There were a couple of commercial solutions to choose from, and we opted for an off-the-shelf solution developed by a Finnish company; this meant we only had to add Customs-related information to the tool and then train it to pair questions to answers, using about 60 interaction scenarios. The chatbot we chose was easy to connect to our contact management system. This allowed us to transfer customers to our chat service if the chatbot could not answer the question or the customer wanted to interact with a person.

We named our chatbot “Hippu”, which means “Nugget” in Finnish, in honour of one of our drug sniffer dogs who retired. We piloted Hippu at the end of 2020 and deployed it at the beginning of 2021. Hippu was developed primarily to help individuals who are viewing the information on our website related to the clearance of parcels. After 1 July 2021 there was a spike in the number of individuals interacting with Hippu. We reached 6000 connections per month. Since then, the number has evened out as everyone has grown accustomed to the new legislation. Hippu served nearly 32,000 customers in the first year of its deployment. 75 % of the conversations were successful, with customers reporting that the chatbot provided an answer to their question. Only 8 % of them had to be transferred to our chat service to interact with one of our staff.

Hippu processes information in Finnish and Swedish, but for NLP solutions the best is yet to come, especially in terms of language management. Large language models, or “LLMs” for short, are algorithms that learn statistical associations between billions of words and phrases in order to perform tasks such as generating summaries, translating, answering questions and classifying text. But historically they have been costly to create, keeping them in the hands of large IT corporations. This may change following the publication, on 6 July 2022, of an open source language model called BLOOM. According to its developers, “BLOOM is able to generate text in 46 natural languages and 13 programming languages[1]”. It is not a chatbot but a text completion model. You can start a sentence as if you were writing a text, and BLOOM will generate a coherent follow-up. It is really difficult to imagine and predict all the uses of this new language model, but it will undoubtedly have a positive impact on the development of NLP solutions.

Contact Management System

Commercial solutions used to manage customer service operations have also evolved to enable employees to address customer needs quickly through user-friendly tools. Contact centers usually handle queries across multiple channels, from digital and social media to the more traditional phone support. We realized that we needed a contact management system which would enable us to manage all our contacts, view conversation histories, and filter customers’ data into contact lists by title and a range of other attributes.

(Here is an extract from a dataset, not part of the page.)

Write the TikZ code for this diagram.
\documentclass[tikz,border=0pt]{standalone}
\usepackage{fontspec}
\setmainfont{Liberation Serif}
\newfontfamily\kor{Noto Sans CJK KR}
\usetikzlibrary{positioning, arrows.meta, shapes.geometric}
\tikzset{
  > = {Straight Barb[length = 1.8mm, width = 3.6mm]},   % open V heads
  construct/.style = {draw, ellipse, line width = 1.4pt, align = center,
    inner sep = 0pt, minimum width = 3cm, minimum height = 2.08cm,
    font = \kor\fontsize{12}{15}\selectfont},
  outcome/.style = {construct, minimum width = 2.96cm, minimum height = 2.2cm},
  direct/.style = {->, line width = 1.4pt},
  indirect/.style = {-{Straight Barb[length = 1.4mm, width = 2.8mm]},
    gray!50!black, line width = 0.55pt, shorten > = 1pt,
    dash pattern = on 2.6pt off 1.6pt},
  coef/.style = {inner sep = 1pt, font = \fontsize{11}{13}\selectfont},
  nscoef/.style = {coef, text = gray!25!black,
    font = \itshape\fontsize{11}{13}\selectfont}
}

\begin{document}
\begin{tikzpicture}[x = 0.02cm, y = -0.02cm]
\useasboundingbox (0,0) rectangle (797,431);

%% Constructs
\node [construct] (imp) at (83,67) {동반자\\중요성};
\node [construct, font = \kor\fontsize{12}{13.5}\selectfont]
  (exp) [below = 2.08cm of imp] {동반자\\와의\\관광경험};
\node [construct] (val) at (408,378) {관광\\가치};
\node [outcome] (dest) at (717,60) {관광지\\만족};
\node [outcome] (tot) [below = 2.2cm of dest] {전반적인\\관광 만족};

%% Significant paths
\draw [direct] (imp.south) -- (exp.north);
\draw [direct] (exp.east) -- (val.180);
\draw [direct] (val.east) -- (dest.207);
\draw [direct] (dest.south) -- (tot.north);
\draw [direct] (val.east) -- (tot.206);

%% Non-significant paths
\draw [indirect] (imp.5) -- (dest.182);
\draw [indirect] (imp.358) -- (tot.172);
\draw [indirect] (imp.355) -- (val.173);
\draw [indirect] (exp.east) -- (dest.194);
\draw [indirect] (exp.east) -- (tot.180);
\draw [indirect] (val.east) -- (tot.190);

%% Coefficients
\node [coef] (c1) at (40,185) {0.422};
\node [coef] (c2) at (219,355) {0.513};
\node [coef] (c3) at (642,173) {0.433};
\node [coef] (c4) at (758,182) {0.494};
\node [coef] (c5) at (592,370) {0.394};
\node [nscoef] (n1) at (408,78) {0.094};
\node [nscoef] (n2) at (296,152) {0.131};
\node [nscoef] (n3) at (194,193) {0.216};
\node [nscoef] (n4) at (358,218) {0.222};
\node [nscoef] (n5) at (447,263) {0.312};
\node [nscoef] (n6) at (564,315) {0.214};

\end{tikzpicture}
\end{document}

The new system we have acquired is very informative. It shows a customer’s past interactions with the customer service across multiple channels in a single database. We can also add notes about a customer’s needs and issues. This information enables us to serve customers better if they contact us again.

The system also provides for multichannel customer support, which enables us to switch easily from one communication channel to another which is more suitable for the issue at hand. For example, a customer with a simple question can use a “live chat” option rather than calling and having to wait for an agent to respond. A customer who wants detailed answers, or has a query which is major and too difficult to articulate through typed text, may be invited to call and speak to an agent directly. Last but not least, we have built a list of common questions and answers to help our staff deliver a high-quality service.

This is no longer simply about providing a service to customers – it’s about understanding their preferences and their overall experience with customer service. Ultimately, the objective is to ensure they are satisfied and to improve compliance with regulations.